TASK INSTRUCTIONS: Write out the listing, please, but only from its first line through the line containing "const toAxis = r => 1 / Math.sqrt(r);", exactly as given and without pictures.

## START

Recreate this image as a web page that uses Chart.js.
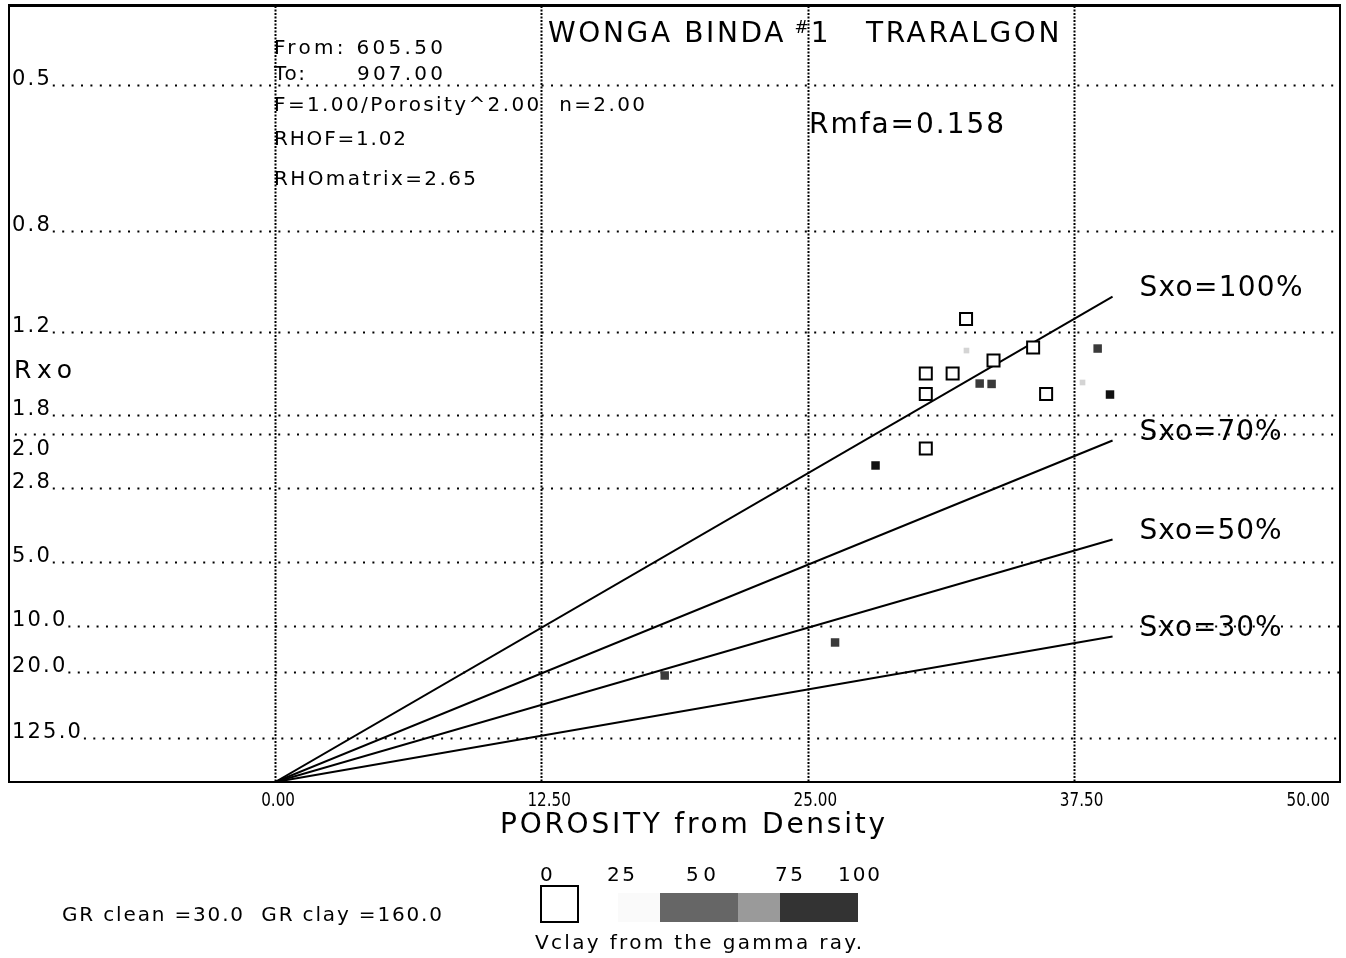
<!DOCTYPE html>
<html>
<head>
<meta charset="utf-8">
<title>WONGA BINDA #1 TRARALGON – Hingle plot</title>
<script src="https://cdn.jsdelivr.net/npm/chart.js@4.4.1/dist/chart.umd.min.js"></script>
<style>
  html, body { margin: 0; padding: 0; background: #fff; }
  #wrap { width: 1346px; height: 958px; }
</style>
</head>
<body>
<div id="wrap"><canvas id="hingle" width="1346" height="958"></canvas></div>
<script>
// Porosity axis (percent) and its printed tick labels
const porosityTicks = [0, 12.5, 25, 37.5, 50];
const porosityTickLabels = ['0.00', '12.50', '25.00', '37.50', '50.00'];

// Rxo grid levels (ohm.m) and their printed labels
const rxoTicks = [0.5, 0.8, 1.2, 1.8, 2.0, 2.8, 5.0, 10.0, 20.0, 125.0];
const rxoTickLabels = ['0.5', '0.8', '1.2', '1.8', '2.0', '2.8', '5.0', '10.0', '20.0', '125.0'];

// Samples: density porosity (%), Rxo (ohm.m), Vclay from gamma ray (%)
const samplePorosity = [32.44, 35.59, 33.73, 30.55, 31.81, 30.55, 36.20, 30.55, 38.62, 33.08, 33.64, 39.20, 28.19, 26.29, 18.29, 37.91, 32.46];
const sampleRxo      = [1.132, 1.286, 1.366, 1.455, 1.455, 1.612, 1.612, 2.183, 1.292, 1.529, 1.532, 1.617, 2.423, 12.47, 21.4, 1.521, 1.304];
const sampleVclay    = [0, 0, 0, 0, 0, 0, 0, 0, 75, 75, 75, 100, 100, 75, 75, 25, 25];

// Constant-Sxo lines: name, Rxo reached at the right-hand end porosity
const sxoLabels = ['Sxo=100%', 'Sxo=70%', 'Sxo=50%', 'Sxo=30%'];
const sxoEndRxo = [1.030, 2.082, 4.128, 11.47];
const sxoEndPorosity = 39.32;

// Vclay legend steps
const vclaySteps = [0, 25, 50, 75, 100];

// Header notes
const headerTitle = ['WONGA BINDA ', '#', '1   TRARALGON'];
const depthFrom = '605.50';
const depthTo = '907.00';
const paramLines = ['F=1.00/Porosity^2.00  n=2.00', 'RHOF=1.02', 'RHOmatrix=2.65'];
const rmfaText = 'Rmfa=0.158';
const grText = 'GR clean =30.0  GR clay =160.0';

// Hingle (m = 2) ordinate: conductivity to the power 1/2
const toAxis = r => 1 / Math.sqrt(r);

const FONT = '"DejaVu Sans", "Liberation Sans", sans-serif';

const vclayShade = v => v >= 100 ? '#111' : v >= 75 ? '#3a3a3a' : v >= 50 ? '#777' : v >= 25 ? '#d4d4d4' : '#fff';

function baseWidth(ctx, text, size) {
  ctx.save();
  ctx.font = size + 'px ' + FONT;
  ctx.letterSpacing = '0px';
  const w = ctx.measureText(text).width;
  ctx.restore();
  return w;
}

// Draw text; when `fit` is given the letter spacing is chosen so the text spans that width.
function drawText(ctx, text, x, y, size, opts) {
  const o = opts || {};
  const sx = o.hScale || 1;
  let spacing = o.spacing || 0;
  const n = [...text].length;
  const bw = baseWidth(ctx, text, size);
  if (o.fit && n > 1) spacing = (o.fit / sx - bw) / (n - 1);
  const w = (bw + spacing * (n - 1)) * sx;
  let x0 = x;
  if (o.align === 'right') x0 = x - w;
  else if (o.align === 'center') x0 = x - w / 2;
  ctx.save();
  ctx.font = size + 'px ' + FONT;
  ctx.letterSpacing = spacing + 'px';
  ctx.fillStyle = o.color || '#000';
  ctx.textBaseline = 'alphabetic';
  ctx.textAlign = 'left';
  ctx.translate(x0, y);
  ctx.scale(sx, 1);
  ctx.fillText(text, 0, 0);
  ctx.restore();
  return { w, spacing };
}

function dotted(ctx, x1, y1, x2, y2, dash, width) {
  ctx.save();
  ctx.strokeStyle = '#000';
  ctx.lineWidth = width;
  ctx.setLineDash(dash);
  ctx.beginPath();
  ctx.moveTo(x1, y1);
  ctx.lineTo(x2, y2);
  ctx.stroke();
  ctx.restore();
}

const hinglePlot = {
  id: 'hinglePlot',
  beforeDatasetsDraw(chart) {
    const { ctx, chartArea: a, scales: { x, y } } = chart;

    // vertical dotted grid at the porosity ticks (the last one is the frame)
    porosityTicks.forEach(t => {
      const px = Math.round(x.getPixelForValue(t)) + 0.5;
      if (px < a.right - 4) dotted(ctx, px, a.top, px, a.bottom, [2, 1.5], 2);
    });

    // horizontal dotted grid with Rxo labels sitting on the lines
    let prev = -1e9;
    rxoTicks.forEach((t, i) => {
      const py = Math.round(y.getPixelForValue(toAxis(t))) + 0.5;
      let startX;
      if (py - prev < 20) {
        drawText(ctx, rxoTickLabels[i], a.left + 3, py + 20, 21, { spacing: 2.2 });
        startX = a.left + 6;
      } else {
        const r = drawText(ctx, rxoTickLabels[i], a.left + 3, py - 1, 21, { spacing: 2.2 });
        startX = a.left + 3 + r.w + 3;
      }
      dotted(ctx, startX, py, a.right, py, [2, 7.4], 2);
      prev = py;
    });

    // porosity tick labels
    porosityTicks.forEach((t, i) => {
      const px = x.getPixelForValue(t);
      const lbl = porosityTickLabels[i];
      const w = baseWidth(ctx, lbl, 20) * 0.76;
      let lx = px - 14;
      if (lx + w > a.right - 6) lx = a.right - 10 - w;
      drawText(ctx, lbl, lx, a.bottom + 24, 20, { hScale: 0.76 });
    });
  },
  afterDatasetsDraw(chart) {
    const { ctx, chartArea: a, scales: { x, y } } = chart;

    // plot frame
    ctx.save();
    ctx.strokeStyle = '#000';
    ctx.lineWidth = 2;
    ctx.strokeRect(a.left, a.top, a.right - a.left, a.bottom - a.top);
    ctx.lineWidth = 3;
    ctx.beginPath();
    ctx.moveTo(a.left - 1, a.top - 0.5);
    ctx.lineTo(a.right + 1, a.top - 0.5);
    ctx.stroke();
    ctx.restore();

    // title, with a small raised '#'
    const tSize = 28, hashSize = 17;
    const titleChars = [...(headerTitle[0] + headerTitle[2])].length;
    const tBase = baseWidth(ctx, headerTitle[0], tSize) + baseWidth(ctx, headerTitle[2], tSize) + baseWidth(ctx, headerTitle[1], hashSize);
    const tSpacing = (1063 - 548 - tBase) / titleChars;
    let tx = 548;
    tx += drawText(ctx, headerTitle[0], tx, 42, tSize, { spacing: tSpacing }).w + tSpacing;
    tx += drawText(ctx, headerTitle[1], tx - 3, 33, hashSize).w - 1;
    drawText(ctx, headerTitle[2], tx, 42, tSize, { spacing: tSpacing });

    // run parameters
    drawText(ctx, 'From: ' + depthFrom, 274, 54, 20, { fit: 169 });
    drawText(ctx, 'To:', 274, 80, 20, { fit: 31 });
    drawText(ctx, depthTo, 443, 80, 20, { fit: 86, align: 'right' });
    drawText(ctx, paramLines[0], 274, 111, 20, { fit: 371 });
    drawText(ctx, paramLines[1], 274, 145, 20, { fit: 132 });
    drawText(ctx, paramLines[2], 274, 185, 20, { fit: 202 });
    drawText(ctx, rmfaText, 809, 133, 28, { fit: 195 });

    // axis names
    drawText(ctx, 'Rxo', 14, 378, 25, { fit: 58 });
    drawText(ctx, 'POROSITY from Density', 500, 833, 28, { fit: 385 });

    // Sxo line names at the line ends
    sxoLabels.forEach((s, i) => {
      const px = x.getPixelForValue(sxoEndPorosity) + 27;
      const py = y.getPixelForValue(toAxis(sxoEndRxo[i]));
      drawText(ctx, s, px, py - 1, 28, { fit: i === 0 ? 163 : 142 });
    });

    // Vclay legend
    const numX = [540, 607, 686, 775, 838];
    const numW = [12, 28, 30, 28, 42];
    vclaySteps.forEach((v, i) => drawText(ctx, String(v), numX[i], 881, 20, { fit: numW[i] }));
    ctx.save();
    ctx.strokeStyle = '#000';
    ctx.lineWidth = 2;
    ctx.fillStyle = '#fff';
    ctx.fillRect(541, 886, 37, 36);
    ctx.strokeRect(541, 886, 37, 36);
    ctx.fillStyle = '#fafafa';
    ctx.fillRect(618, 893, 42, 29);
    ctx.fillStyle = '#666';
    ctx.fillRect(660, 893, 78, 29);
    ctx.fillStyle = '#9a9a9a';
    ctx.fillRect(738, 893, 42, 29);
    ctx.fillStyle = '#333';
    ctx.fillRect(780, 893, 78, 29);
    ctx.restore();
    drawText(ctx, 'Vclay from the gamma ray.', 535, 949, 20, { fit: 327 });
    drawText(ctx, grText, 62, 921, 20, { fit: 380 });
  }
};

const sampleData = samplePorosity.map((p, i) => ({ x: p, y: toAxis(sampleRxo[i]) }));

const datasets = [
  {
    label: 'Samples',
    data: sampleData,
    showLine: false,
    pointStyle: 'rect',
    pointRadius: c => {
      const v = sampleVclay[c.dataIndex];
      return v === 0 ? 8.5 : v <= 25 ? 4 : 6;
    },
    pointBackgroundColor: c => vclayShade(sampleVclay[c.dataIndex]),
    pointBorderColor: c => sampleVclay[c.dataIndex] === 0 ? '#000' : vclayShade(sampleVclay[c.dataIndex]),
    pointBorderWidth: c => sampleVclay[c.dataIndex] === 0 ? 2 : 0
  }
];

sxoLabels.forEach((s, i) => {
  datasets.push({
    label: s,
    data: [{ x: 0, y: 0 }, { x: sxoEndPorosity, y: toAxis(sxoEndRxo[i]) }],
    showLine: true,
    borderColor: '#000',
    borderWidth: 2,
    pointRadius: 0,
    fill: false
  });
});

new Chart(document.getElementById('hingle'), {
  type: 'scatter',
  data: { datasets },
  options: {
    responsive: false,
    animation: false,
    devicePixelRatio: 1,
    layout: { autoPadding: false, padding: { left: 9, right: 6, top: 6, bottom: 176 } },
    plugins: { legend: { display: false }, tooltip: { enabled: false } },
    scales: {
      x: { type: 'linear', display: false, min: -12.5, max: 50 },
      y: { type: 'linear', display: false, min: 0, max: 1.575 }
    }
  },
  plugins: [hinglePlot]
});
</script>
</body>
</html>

## END

RESPONSE TO THIS TASK:
Recreate this image as a web page that uses Chart.js.
<!DOCTYPE html>
<html>
<head>
<meta charset="utf-8">
<title>WONGA BINDA #1 TRARALGON – Hingle plot</title>
<script src="https://cdn.jsdelivr.net/npm/chart.js@4.4.1/dist/chart.umd.min.js"></script>
<style>
  html, body { margin: 0; padding: 0; background: #fff; }
  #wrap { width: 1346px; height: 958px; }
</style>
</head>
<body>
<div id="wrap"><canvas id="hingle" width="1346" height="958"></canvas></div>
<script>
// Porosity axis (percent) and its printed tick labels
const porosityTicks = [0, 12.5, 25, 37.5, 50];
const porosityTickLabels = ['0.00', '12.50', '25.00', '37.50', '50.00'];

// Rxo grid levels (ohm.m) and their printed labels
const rxoTicks = [0.5, 0.8, 1.2, 1.8, 2.0, 2.8, 5.0, 10.0, 20.0, 125.0];
const rxoTickLabels = ['0.5', '0.8', '1.2', '1.8', '2.0', '2.8', '5.0', '10.0', '20.0', '125.0'];

// Samples: density porosity (%), Rxo (ohm.m), Vclay from gamma ray (%)
const samplePorosity = [32.44, 35.59, 33.73, 30.55, 31.81, 30.55, 36.20, 30.55, 38.62, 33.08, 33.64, 39.20, 28.19, 26.29, 18.29, 37.91, 32.46];
const sampleRxo      = [1.132, 1.286, 1.366, 1.455, 1.455, 1.612, 1.612, 2.183, 1.292, 1.529, 1.532, 1.617, 2.423, 12.47, 21.4, 1.521, 1.304];
const sampleVclay    = [0, 0, 0, 0, 0, 0, 0, 0, 75, 75, 75, 100, 100, 75, 75, 25, 25];

// Constant-Sxo lines: name, Rxo reached at the right-hand end porosity
const sxoLabels = ['Sxo=100%', 'Sxo=70%', 'Sxo=50%', 'Sxo=30%'];
const sxoEndRxo = [1.030, 2.082, 4.128, 11.47];
const sxoEndPorosity = 39.32;

// Vclay legend steps
const vclaySteps = [0, 25, 50, 75, 100];

// Header notes
const headerTitle = ['WONGA BINDA ', '#', '1   TRARALGON'];
const depthFrom = '605.50';
const depthTo = '907.00';
const paramLines = ['F=1.00/Porosity^2.00  n=2.00', 'RHOF=1.02', 'RHOmatrix=2.65'];
const rmfaText = 'Rmfa=0.158';
const grText = 'GR clean =30.0  GR clay =160.0';

// Hingle (m = 2) ordinate: conductivity to the power 1/2
const toAxis = r => 1 / Math.sqrt(r);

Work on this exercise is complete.